According to Greg, Amazon’s CEO Jeff
“Bezos would take on a man of the people / savior-rescuing-his-company-from-the-big-bad-business-people role”
Dan Farber agrees that Bezos wouldn’t be interested:
“In the end though, it’s just too alien to think of Big Blue and Jeff Bezos together…that is unless IBM has a radical change in how it views its future business, which is unlikely, and Bezos wants to give up control.”
Would becoming IBM’s Internet Services Division really be a step down? We’re talking about a major transformation, bringing IBM into the core web infrastructure game, redefining an American Icon. If Palmisano gave Bezos the space to succeed (Bezos definitely wouldn’t agree to a deal otherwise).
Now its time to talk some history, which many of you will disagree with. You see, its my contention that Lotus and Tivoli were not failed acquisitions. These deals changed the IBM culture and business model fundamentally, and charismatic leaders came in to drive change (though they later left of course).

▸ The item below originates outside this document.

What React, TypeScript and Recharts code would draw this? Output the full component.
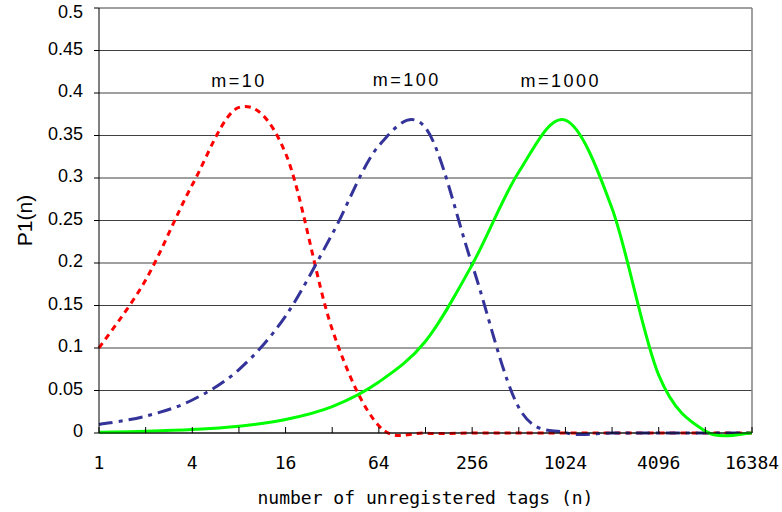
import {
    CartesianGrid,
    Line,
    LineChart,
    ReferenceDot,
    ReferenceLine,
    XAxis,
    YAxis,
} from "recharts";

// exponent k -> n = 2^k
const exponents = [0, 1, 2, 3, 4, 5, 6, 7, 8, 9, 10, 11, 12, 13, 14];

const m10 = [0.1, 0.18, 0.292, 0.383, 0.329, 0.122, 0.0084, 0, 0, 0, 0, 0, 0, 0, 0];
const m100 = [0.01, 0.0198, 0.0388, 0.0746, 0.1376, 0.234, 0.338, 0.359, 0.198, 0.03, 0.0004, 0, 0, 0, 0];
const m1000 = [0.001, 0.002, 0.004, 0.008, 0.0158, 0.031, 0.06, 0.108, 0.198, 0.307, 0.368, 0.264, 0.068, 0.0022, 0];

const yTicks = [0, 0.05, 0.1, 0.15, 0.2, 0.25, 0.3, 0.35, 0.4, 0.45, 0.5];

const curveNames = ["m=10", "m=100", "m=1000"];
const curveLabelK = [3, 6.6, 9.9];
const curveLabelY = [0.415, 0.416, 0.414];

const data = exponents.map((k, i) => ({
    k,
    m10: m10[i],
    m100: m100[i],
    m1000: m1000[i],
}));

const sans = "'Liberation Sans', Arial, sans-serif";
const narrow = "'DejaVu Sans Mono', monospace";

// Excel-like smoothing (Catmull-Rom through every point)
function excelSmooth(context: any) {
    let pts: number[][] = [];
    return {
        areaStart() {},
        areaEnd() {},
        lineStart() {
            pts = [];
        },
        lineEnd() {
            if (!pts.length) return;
            context.moveTo(pts[0][0], pts[0][1]);
            for (let i = 0; i < pts.length - 1; i++) {
                const p0 = pts[i - 1] || pts[i];
                const p1 = pts[i];
                const p2 = pts[i + 1];
                const p3 = pts[i + 2] || p2;
                context.bezierCurveTo(
                    p1[0] + (p2[0] - p0[0]) / 6,
                    p1[1] + (p2[1] - p0[1]) / 6,
                    p2[0] - (p3[0] - p1[0]) / 6,
                    p2[1] - (p3[1] - p1[1]) / 6,
                    p2[0],
                    p2[1]
                );
            }
        },
        point(x: number, y: number) {
            pts.push([+x, +y]);
        },
    };
}

function XTick(props: any) {
    const { x, y, payload } = props;
    const k = payload.value;
    return (
        <g>
            <line x1={x} y1={y - 6} x2={x} y2={y} stroke="#000" />
            {k % 2 === 0 && (
                <text
                    x={x}
                    y={y + 36}
                    textAnchor="middle"
                    fontFamily={narrow}
                    fontSize={18}
                    fill="#000"
                >
                    {Math.pow(2, k)}
                </text>
            )}
        </g>
    );
}

function YTick(props: any) {
    const { x, y, payload } = props;
    const v = Number(Number(payload.value).toFixed(2));
    return (
        <text
            x={x}
            y={Math.max(y - 2, 12)}
            textAnchor="end"
            dominantBaseline="central"
            fontFamily={sans}
            fontSize={18}
            fill="#000"
        >
            {String(v)}
        </text>
    );
}

export default function App() {
    return (
        <div style={{ position: "absolute", left: 0, top: 0, background: "#fff" }}>
            <LineChart
                width={782}
                height={512}
                data={data}
                margin={{ top: 8, right: 30, bottom: 0, left: 0 }}
            >
                <CartesianGrid vertical={false} stroke="#404040" strokeWidth={1} />

                <XAxis
                    dataKey="k"
                    type="number"
                    domain={[0, 14]}
                    ticks={exponents}
                    interval={0}
                    height={79}
                    tickLine={false}
                    tickSize={0}
                    tickMargin={0}
                    tick={<XTick />}
                    stroke="#000"
                    label={{
                        value: "number of unregistered tags (n)",
                        position: "insideBottom",
                        offset: 8,
                        fontFamily: narrow,
                        fontSize: 18,
                        fill: "#000",
                    }}
                />

                <YAxis
                    domain={[0, 0.5]}
                    ticks={yTicks}
                    interval={0}
                    width={99}
                    tickSize={5}
                    tickMargin={11}
                    stroke="#000"
                    tick={<YTick />}
                    label={{
                        content: ({ viewBox }: any) => {
                            const cx = viewBox.x + 24;
                            const cy = viewBox.y + viewBox.height / 2;
                            return (
                                <text
                                    x={cx}
                                    y={cy}
                                    transform={`rotate(-90, ${cx}, ${cy})`}
                                    textAnchor="middle"
                                    dominantBaseline="central"
                                    fontFamily={sans}
                                    fontSize={21}
                                    fill="#000"
                                >
                                    P1(n)
                                </text>
                            );
                        },
                    }}
                />

                <ReferenceLine x={14} stroke="#808080" strokeWidth={1.5} />

                <Line
                    dataKey="m10"
                    type={excelSmooth as any}
                    stroke="#ff0000"
                    strokeWidth={3}
                    strokeDasharray="6 5"
                    dot={false}
                    activeDot={false}
                    isAnimationActive={false}
                />
                <Line
                    dataKey="m100"
                    type={excelSmooth as any}
                    stroke="#333399"
                    strokeWidth={3}
                    strokeDasharray="14 6 4 6"
                    dot={false}
                    activeDot={false}
                    isAnimationActive={false}
                />
                <Line
                    dataKey="m1000"
                    type={excelSmooth as any}
                    stroke="#00ff00"
                    strokeWidth={3}
                    dot={false}
                    activeDot={false}
                    isAnimationActive={false}
                />

                {curveNames.map((name, i) => (
                    <ReferenceDot
                        key={name}
                        x={curveLabelK[i]}
                        y={curveLabelY[i]}
                        r={0}
                        fill="none"
                        stroke="none"
                        label={{
                            value: name,
                            position: "center",
                            fontFamily: sans,
                            fontSize: 18,
                            letterSpacing: 2.5,
                            fill: "#000",
                        }}
                    />
                ))}
            </LineChart>
        </div>
    );
}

Soon after IBM acquired Tivoli in 1996 Frank Moss, Tivoli’s CEO, humourously described the deal as a reverse takeover by Tivoli. He did have a point. IBM didn’t have a culture of platform independence at that point. When IBM purchased Tivoli it brought a culture of dedication to heterogeniety. The IBM bean counters were initially horrified when Tivoli made its first purchases of Sun hardware as development and test machines. IBM – buying hardware from Sun? Use a frigging IBM RS/6000 instead came the order. Moss and his team had to make it clear that they weren’t there to support IBM hardware, they were there to build software that ran on all key platforms, and managed all key platforms. Moss won. IBM Software Group was arguably born at that moment.
So what about Lotus? Naysayers, many of them Microsoft heads, argue that Lotus brought IBM nothing. But Lotus kept IBM in the human-facing software business. Lotus is today seen as a SWG engine for growth. But there was another seminal technical decision that gave Lotus a lot of its technical power (you may think its clunky but Lotus Notes was definitely a powerful tool for building apps that touched unstructured information) – which was supporting Microsoft OLE. You can bet some IBM voices argued “supporting Microsoft object models on the desktop? What a terrible idea, lets push out that Microsoft code and build our own.” But the Lotus team maintained its focus on the market, which was voting with its feet, steaming towards Windows and COM.
So Lotus and Tivoli were transformative acquisitions which brought charismatic leaders into the mothership and encouraged change on a grand scale. These two companies were the basis for IBM’s software group. DB2, for example, was still effectively a mainframe franchise (arguably that only changed when Janet Perna handed over the reins to Ambuj Goyal and the division rethunk its role as Information Management). Without Lotus and Tivoli’s cultural changes WebSphere could never have become the success it has. In the 2000 timeframe Sun Solaris was SWG’s biggest market… SWG really was an independent software vendor (ISV) by that point. IBM makes a lot of money selling software to run on Windows. Failed acquisitions? I don’t think so.
IBM learned how to do software acquisitions from 1995-2001. Now its executing on a working model called Blue Washing. IBM understands the balance of hands off to hands on far better than it used to. But most of its recent acquisitions are not transformative so much as incremental. Its time for IBM to get bursty.
Before signing off I would like to add another couple of reasons why an IBM Amazon merger might make sense.
1. Amazon Web Services doesn’t compete with the companies that build on its infrastructure. In IBM’s parlance it “doesn’t sell applications”. Unlike Google and Yahoo, which keep buying companies to fill gaps, but creating also rans in the process, Amazon seems fairly purist from a infrastructure vs application perspective. That’s a nice fit for IBM.
2. Doing a deal would remove the need for stinky legal arguments about ecommerce patents.
3. Its all about location, location, location. The location in question being Second Life. IBM is the computer company investing most heavily in Second Life and immersive environments. Amazon is the web company investing most significantly in Second Life. Both companies have a great chance to get ahead of the curve when it comes to Second Life meets First Life API and service mashups. So why not join forces. Call it the first major acquisition of the Metaverse age. Or maybe that will be Linden Labs (duh!) Real Life shopping is coming to Second Life. Imagine the growth opportunities in more immersive online shopping. Then there is the ability to print in 3D and bring SL objects into RL.